Not too hot — and I say that because I have, more than once, walked away to answer the phone and come back to butter that had gone past golden into something closer to burnt. There is no saving that. You just start over.

Once the butter is melted and bubbling a little, stir in the vanilla extract.

It’ll smell like something good is about to happen, and it is.

Step 3: Toast the Cheerios

Now dump in your Cheerios.

All of them at once. Don’t be shy.

Stir them in the butter mixture for about 3 to 5 minutes. And I mean actually stand there and stir. Don’t wander off to load the dishwasher like I did the second time I made this and ended up with a skillet of half-burnt, half-perfect cereal.
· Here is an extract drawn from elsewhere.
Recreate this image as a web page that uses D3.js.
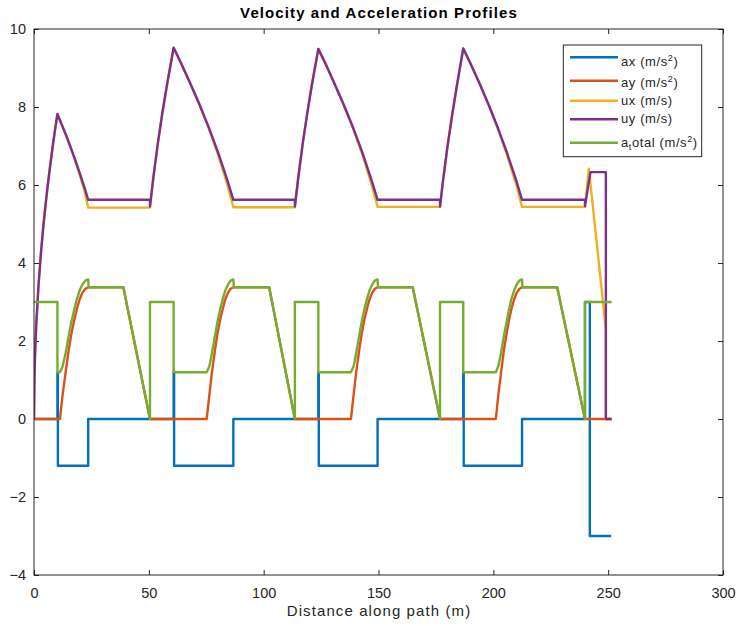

You’re looking for the Cheerios to turn a little golden and toasty. You’ll start to smell that toasted-butter smell, and that’s how you know you’re close.

Step 4: Coat with Cinnamon Sugar

Take the skillet off the heat.

This next part is the fun part. Sprinkle the cinnamon sugar mixture right over the warm cereal and toss it until everything is coated.

I usually use a big spoon and fold it like a salad so I don’t crush the Cheerios.

Step 5: Let It Cool

And then — this is the part everybody skips, including me half the time — let it cool.

Spread the cereal out on a baking sheet or a big plate if you can.

If you leave it piled up in the skillet, it can steam itself soft, and you’ll lose that crunch. The crunch is really the whole point.

Recipe Tips

  • Use medium heat: Butter can go from golden to burnt quickly.
  • Stir constantly: Cheerios toast unevenly if you walk away.
  • Coat while warm: The cinnamon sugar sticks best when the cereal is still warm.
  • Cool in a single layer: This helps the Cheerios stay crisp.

Variations and Substitutions

My daughter, Casey, makes hers with brown sugar instead of white sugar, which gives it more of a caramel thing going on. I’ve tried it, and it’s good, though I still lean toward the original because that’s what Nathan asked for that day, and I guess I’ve gotten sentimental about it.

There was one time I tried adding a little nutmeg along with the cinnamon. It was fine, not bad, but it kind of muddied the donut flavor I was going for. It made the cereal taste more like spice cake than a fair treat, so I don’t really do that anymore.

You could probably use Honey Nut Cheerios and cut the sugar in half. I haven’t tried it, but it seems like it would work.

My neighbor once told me she adds a handful of mini chocolate chips after it cools, which, sure, why not? Mine always melt into a mess when I try it, though, so I think you have to wait longer than I’m willing to wait.

How to Store Cinnamon Sugar Cheerios

Store the cooled cereal in an airtight container on the counter for about 4 to 5 days.

Though honestly, it has never once lasted that long in my house, so I can’t really vouch for what happens after that.

It doesn’t need reheating. Actually, don’t reheat it. It just gets soggy and sad, which kind of defeats the whole purpose.

If it does go a little soft, especially if it’s humid out, you can spread it on a baking sheet and pop it in a low oven for a few minutes to crisp it back up.

I’ve done that exactly once and it worked, so I’m calling it a tip.

Frequently Asked Questions

Can I use Honey Nut Cheerios?

Yes, you probably can. Just reduce the sugar a bit since Honey Nut Cheerios are already sweet.

Can I make this recipe with unsalted butter?

Yes. Use unsalted butter and add a small pinch of extra salt to the cinnamon-sugar mixture.

Do I need to bake this?

No. This recipe is made entirely on the stovetop in a skillet.

How do I keep it crunchy?

Spread the coated Cheerios out in a single layer while they cool. Don’t leave them piled in the warm skillet, or they may soften.

Can kids help make this?

Yes. Kids can help mix the cinnamon sugar and toss the coated cereal, but an adult should handle the hot skillet.

Final Notes

I made a double batch of this last week just to have on hand, and it was gone by Tuesday, which tells you something.

It’s good with a glass of milk. Good in a little baggie in somebody’s lunch. Good just standing over the pan eating it with your fingers before it’s even fully cooled, which I absolutely do every single time even though I know better.

Nathan’s seventeen now and still asks for it, though he’d probably deny that if you asked him directly.

I keep meaning to write the recipe down properly somewhere so I stop having to reconstruct it from memory every single time.

And here we are. I suppose I finally did.